Get a full length 16S rRNA gene sequence from a database from an ASV/OTU

Hello!

If I have a table of 16s ASVs with assigned taxonomy, is there any way to get a full length sequence of a 16S rRNA gene for a species belonging to the taxonomic group, e.g. by pulling from a database?

For example, I could BLAST the ASV corresponding to the a given genus, then download the 16S rRNA gene associated with top result. However, I am looking for a more automated way of doing this, as this is far too labor intensive to do for hundreds of ASV

If anyone knows of any way to do this, that would be incredible

Thank you for reading!
August

Welcome @a_staubus !

This is basically the motivation behind automated taxonomic classification methods such as those in QIIME 2's q2-feature-classifier plugin (and also other taxonomy classifiers like RDP etc). BLAST also has a batch mode (also in the NCBI web interface), though you'd still need to find a way to map the top hits in the blast results table back to the sequences (q2-feature-classifier's classify-consensus-blast action wraps blastn to automatically find the taxonomies for all hits, and find their consensus).

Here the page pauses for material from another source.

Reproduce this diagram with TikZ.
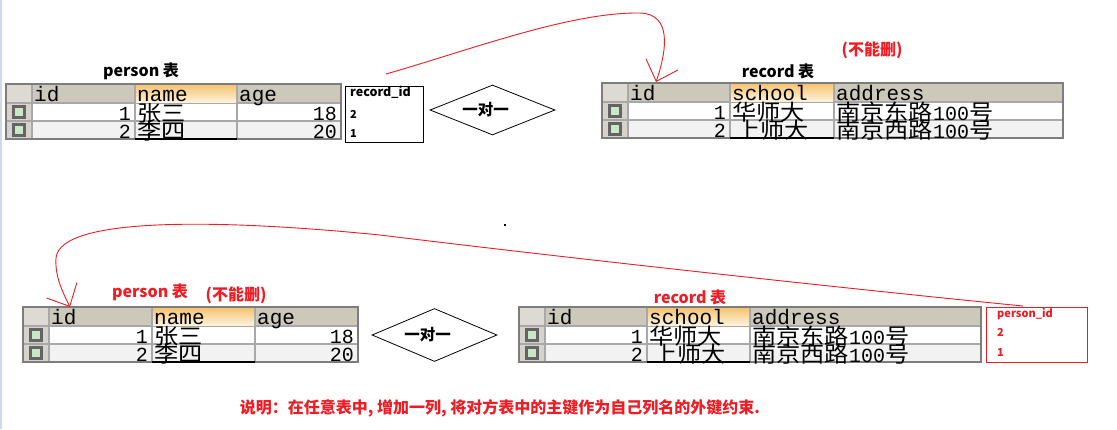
\documentclass[tikz,border=0pt]{standalone}
\usepackage{fontspec}
\setmonofont{Liberation Mono}
\newfontfamily\cjk{Noto Sans CJK SC}
\newfontfamily\cjkwide[FakeStretch=1.1]{Noto Sans CJK SC}
\usetikzlibrary{shapes.geometric,arrows.meta}

\definecolor{hdrgray}{RGB}{204,200,186}
\definecolor{cornergray}{RGB}{220,218,210}
\definecolor{rhgray}{RGB}{214,211,204}
\definecolor{gridgray}{RGB}{168,168,168}
\definecolor{bordergray}{RGB}{125,125,125}
\definecolor{orangetop}{RGB}{245,196,115}
\definecolor{orangebot}{RGB}{252,242,220}
\definecolor{rowtwo}{RGB}{242,242,242}
\definecolor{iconfill}{RGB}{200,232,200}
\definecolor{icondraw}{RGB}{100,100,100}
\definecolor{myred}{RGB}{238,28,36}
\definecolor{edgeblue}{RGB}{205,218,238}

\newcommand\myfs[1]{\fontsize{#1}{#1}\selectfont}

% generic table grid: #1 = end of id column, #2 = end of 2nd column, #3 = total width
\newcommand\dbgrid[3]{%
  \fill[gridgray] (0,0) rectangle (#3,55);
  \fill[cornergray] (1,1) rectangle (25,18);
  \fill[hdrgray] (27,1) rectangle (#1-1,18);
  \shade[top color=orangetop,bottom color=orangebot] (#1+1,1) rectangle (#2-1,18);
  \fill[hdrgray] (#2+1,1) rectangle (#3-1,18);
  \fill[rhgray] (1,20) rectangle (25,36);
  \fill[rhgray] (1,38) rectangle (25,54);
  \fill[white] (27,20) rectangle (#1-1,36);
  \fill[white] (#1+1,20) rectangle (#2-1,36);
  \fill[white] (#2+1,20) rectangle (#3-1,36);
  \fill[rowtwo] (27,38) rectangle (#1-1,54);
  \fill[rowtwo] (#1+1,38) rectangle (#2-1,54);
  \fill[rowtwo] (#2+1,38) rectangle (#3-1,54);
  \filldraw[fill=iconfill, draw=icondraw, line width=2.6pt] (7.5,22.5) rectangle (18.5,33.5);
  \filldraw[fill=iconfill, draw=icondraw, line width=2.6pt] (7.5,40.5) rectangle (18.5,51.5);
  \draw[bordergray, line width=1.5pt] (0,0) rectangle (#3,55);
  \draw[black, line width=1.5pt] (#1,55) -- (#2,55);
}

\begin{document}
\begin{tikzpicture}[x=1pt,y=-1pt,
  hdrtxt/.style={font=\ttfamily\myfs{21}, anchor=base west, inner sep=0, text height=13, text depth=1},
  numtxt/.style={font=\ttfamily\myfs{20}, anchor=base east, inner sep=0, text height=14, text depth=1},
  cjktxt/.style={font=\cjkwide\myfs{22}, anchor=base west, inner sep=0, text height=14, text depth=1},
  blabel/.style={font=\cjk\bfseries\myfs{16}, inner sep=0},
  redlabel/.style={blabel, text=myred},
  boxtxt/.style={font=\cjk\bfseries\myfs{12.5}, anchor=west, inner sep=0},
  smalltxt/.style={font=\cjk\bfseries\myfs{11}, anchor=west, inner sep=0},
  rel/.style={diamond, draw, line width=0.8pt, aspect=2.5, inner sep=0},
  dtxt/.style={font=\cjk\bfseries\myfs{15.5}, inner sep=0},
  fkline/.style={draw=myred, line width=0.9pt, -{Straight Barb[length=18pt,width=34pt]}}
]
\useasboundingbox (0,0) rectangle (1117,429);
\fill[white] (0,0) rectangle (1117,429);
\fill[edgeblue] (0,0) rectangle (2,429);
\fill[black] (504,224) rectangle (505.5,226);

% ---------- top person table ----------
\node[blabel] (atitle) at (141,71) {person 表};
\begin{scope}[shift={(6,84)}]
  \dbgrid{129}{231}{335}
  \node[hdrtxt] (aid) at (28,17) {id};
  \node[hdrtxt] (aname) at (131,17) {name};
  \node[hdrtxt] (aage) at (233,17) {age};
  \node[numtxt] (a1) at (125,36) {1};
  \node[numtxt] (a2) at (125,54) {2};
  \node[cjktxt] (an1) at (131,37) {张三};
  \node[cjktxt] (an2) at (131,55) {李四};
  \node[numtxt] (aa1) at (331,36) {18};
  \node[numtxt] (aa2) at (331,54) {20};
\end{scope}

% record_id column box
\node[draw, line width=0.8pt, minimum width=78, minimum height=56, anchor=north west, inner sep=0] (recbox) at (345,86) {};
\node[boxtxt] (rech) at (350,92) {record\_id};
\node[smalltxt] (rec2) at (350,114) {2};
\node[smalltxt] (rec1) at (350,134) {1};

% top relation
\node[rel, minimum width=125, minimum height=50,
      label={[dtxt, xshift=-7pt]center:一对一}] (d1) at (492.5,110) {};

% ---------- top record table ----------
\node[blabel] (btitle) at (778,71.5) {record 表};
\node[redlabel] (bnodel) at (872,50) {(不能删)};
\begin{scope}[shift={(602,83)}]
  \dbgrid{128}{232}{461}
  \node[hdrtxt] (bid) at (28,17) {id};
  \node[hdrtxt] (bschool) at (130,17) {school};
  \node[hdrtxt] (baddr) at (234,17) {address};
  \node[numtxt] (b1) at (124,36) {1};
  \node[numtxt] (b2) at (124,54) {2};
  \node[cjktxt] (bs1) at (130,37) {华师大};
  \node[cjktxt] (bs2) at (134,55) {上师大};
  \node[cjktxt] (ba1) at (234,37) {南京东路{\ttfamily\myfs{20}100}号};
  \node[cjktxt] (ba2) at (234,55) {南京西路{\ttfamily\myfs{20}100}号};
\end{scope}

% top foreign key arrow
\coordinate (tstart) at (386,74);
\coordinate (ttip) at (656,82);
\draw[fkline] (tstart) .. controls (470,50) and (570,12) .. (640,13)
  .. controls (672,14) and (667,50) .. (ttip);

% ---------- bottom person table ----------
\node[redlabel] (ctitle) at (150,292) {person 表};
\node[redlabel] (cnodel) at (236,295) {(不能删)};
\begin{scope}[shift={(23,307)}]
  \dbgrid{129}{232}{335}
  \node[hdrtxt] (cid) at (28,17) {id};
  \node[hdrtxt] (cname) at (131,17) {name};
  \node[hdrtxt] (cage) at (234,17) {age};
  \node[numtxt] (c1) at (125,36) {1};
  \node[numtxt] (c2) at (125,54) {2};
  \node[cjktxt] (cn1) at (131,37) {张三};
  \node[cjktxt] (cn2) at (131,55) {李四};
  \node[numtxt] (ca1) at (331,36) {18};
  \node[numtxt] (ca2) at (331,54) {20};
\end{scope}

% bottom relation
\node[rel, minimum width=125, minimum height=53,
      label={[dtxt, xshift=-7pt]center:一对一}] (d2) at (434.5,335) {};

% ---------- bottom record table ----------
\node[redlabel] (dtitle) at (690,297) {record 表};
\begin{scope}[shift={(519,307)}]
  \dbgrid{128}{231}{462}
  \node[hdrtxt] (did) at (28,17) {id};
  \node[hdrtxt] (dschool) at (130,17) {school};
  \node[hdrtxt] (daddr) at (233,17) {address};
  \node[numtxt] (d1n) at (124,36) {1};
  \node[numtxt] (d2n) at (124,54) {2};
  \node[cjktxt] (ds1) at (130,37) {华师大};
  \node[cjktxt] (ds2) at (134,55) {上师大};
  \node[cjktxt] (da1) at (233,37) {南京东路{\ttfamily\myfs{20}100}号};
  \node[cjktxt] (da2) at (233,55) {南京西路{\ttfamily\myfs{20}100}号};
\end{scope}

% person_id column box
\node[draw=myred, line width=1pt, minimum width=101, minimum height=55, anchor=north west, inner sep=0] (perbox) at (986,307) {};
\node[smalltxt, text=myred] (perh) at (997,314) {person\_id};
\node[smalltxt, text=myred] (per2) at (997,332) {2};
\node[smalltxt, text=myred] (per1) at (997,352) {1};

% bottom foreign key arrow
\coordinate (bstart) at (1023,306);
\coordinate (btip) at (70,307);
\draw[fkline] (bstart) .. controls (900,294) and (600,262) .. (380,235)
  .. controls (230,220) and (60,215) .. (56,258)
  .. controls (55,275) and (61,289) .. (btip);

% note
\node[redlabel] (note) at (500,408) {说明：在任意表中, 增加一列, 将对方表中的主键作为自己列名的外键约束.};
\end{tikzpicture}
\end{document}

What you are describing is basically a closed-reference OTU clustering approach. You can see here for an example:
https://docs.qiime2.org/2022.2/tutorials/otu-clustering/#closed-reference-clustering

Your observed feature IDs (in the output feature table) would then correspond to the reference sequence IDs. If what you really want is just a fasta of hits (rather than the table containing counts per sample for each reference sequence), then you can use this action to filter the reference sequences to only those contained in the table:
https://docs.qiime2.org/2022.2/plugins/available/feature-table/filter-seqs/

Good luck!

1 Like